Thursday, July 29, 2010

First Eyes and Last Eyes

Anyone who is a technical communicator gets involved in reviews, either doing them or getting them. There is an enormous difference in the appropriate level of feedback to give depending on whether you are being asked to look at an initial version (first eyes) or the almost ready for prime time version (last eyes).

Quick example, if I am doing a first eyes review and the document contains the word "utilize" I recommend that the writer say "use." If I am in a last eyes review and the document contains the word "utilize" I make sure it is spelled correctly, or appropriately for British vs US audience.

That example is a bit simplistic, but you get the point. First eyes reviews should look at larger issues and should invite new perspectives, as in "Have you considered taking this other approach?" Last eyes don't add a lot of value with suggestions that essentially would change the scope or direction of a document or user interface right before launch.

In a similar vein, when I submit academic research articles for peer review, I'm always amused by the peer reviewer who suggests that I use a different sampling method or change my interview protocol. Thanks, I'll just hop in my time machine and redo the study. Reviews that suggest different ways to analyze or interpret the data are much more useful. The ones I love most are the ones who help me articulate my points more clearly. Now if I were in a conference room with these folks planning my research, I would have entirely different expectations.

I'm currently wrapping up a project at work where I have been taking a manual written by a partner and basically rebranding and modifying content to reflect how we have implemented their product in our solution. This is very close to a last eyes review (given project time and resource constraints) and I have to be careful not to get out of scope and start rewriting one author's (and company's) style to match mine. It's not always easy. I can make small changes, such as changing "wish" to "want" (translates a LOT differently in certain languages) but I have to ignore some annoying rhetorical differences in how they treat procedures and how we do. (Can you say "doubles the scope?")

Some technical writers balk at this and say it's a question of quality: "I just can't lower my standards." I don't think these writers understand the business of writing, nor are they particularly skilled at critical thinking. By critical thinking I mean being able to discriminate between what is important and what isn't. Running to the high ground of quality sometimes just puts our heads in the clouds.

When asked to review a document or a user interface, we should ask ourselves are we in a first eyes review or a last eyes review. If first eyes, then our review should be critical and ask questions that challenge what could be wrong assumptions ingrained in the entire approach, a la "Is this really the optimal workflow for adding a new user?" Last eyes should assume for better or worse the work represents what the author or designer is trying to do and just make sure that distracting glitches are caught and removed, a la "Password is misspelled."

BTW, the more you treat last eyes reviews like first eyes reviews, the less likely it becomes that you will be invited to do first eyes reviews. Ironic but true.


Margaret said...

Those of us who have been in technical communication since before it was all done on a PC, like me, remember and understand the whole production/review cycle, and the appropriate edit levels for the different stages in the process.
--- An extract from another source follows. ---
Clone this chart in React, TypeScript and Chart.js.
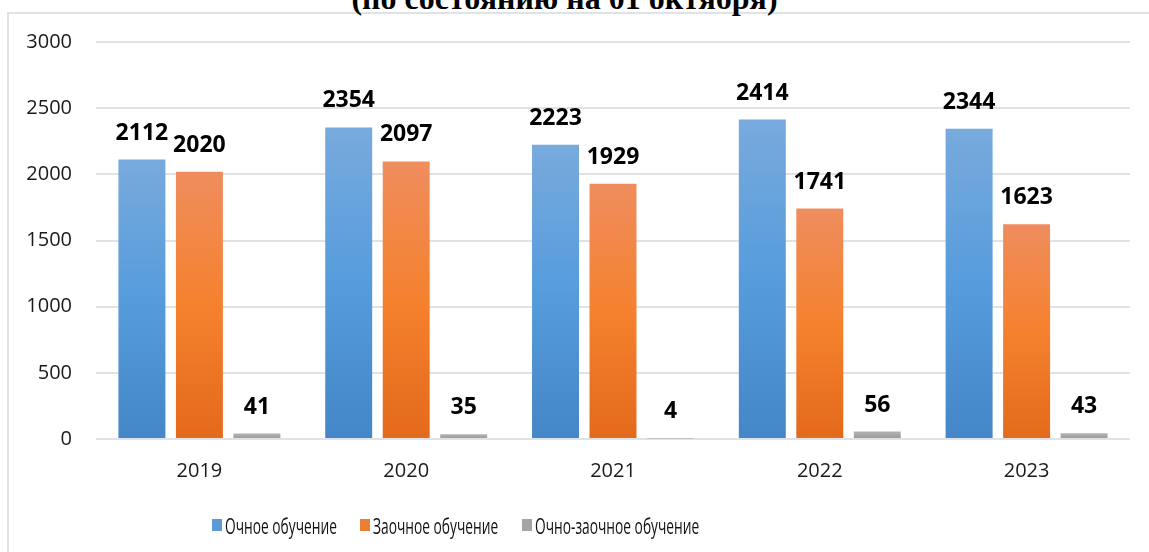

If a single writer and their PC is responsible for the entire production process from first draft to final PDF or web posting, they should understand that they should be revising for different things as a document progresses from initial draft to release.

Is this concept incorporated in most current collegiate techcom curricula? Would it be an appropriate topic for an STC meeting topic or webinar presentation? I know it periodically pops up in the TE SIG online discussion list.

Ben M said...

Thanks for getting me thinking about this, Mike. I probably tend to be like the guy with the hammer to whom all documents look like a nail. Even for someone who carries a document through the entire process, it's good to have some structure to that process and focus on specific issues with each editing pass.

Larry said...

Mike, I like how you look at the world through reality-colored glasses. Those of us who were working in the 1980s had our brains filled with a lot of junk about quality and "zero defects." Of course we want to do the very best work we can. But real-life business isn't about zero defects. It's about maximizing ROI. We need to stop striving for perfection (which is impossible anyway) and get to where "good enough" is good enough. Your insights are very helpful.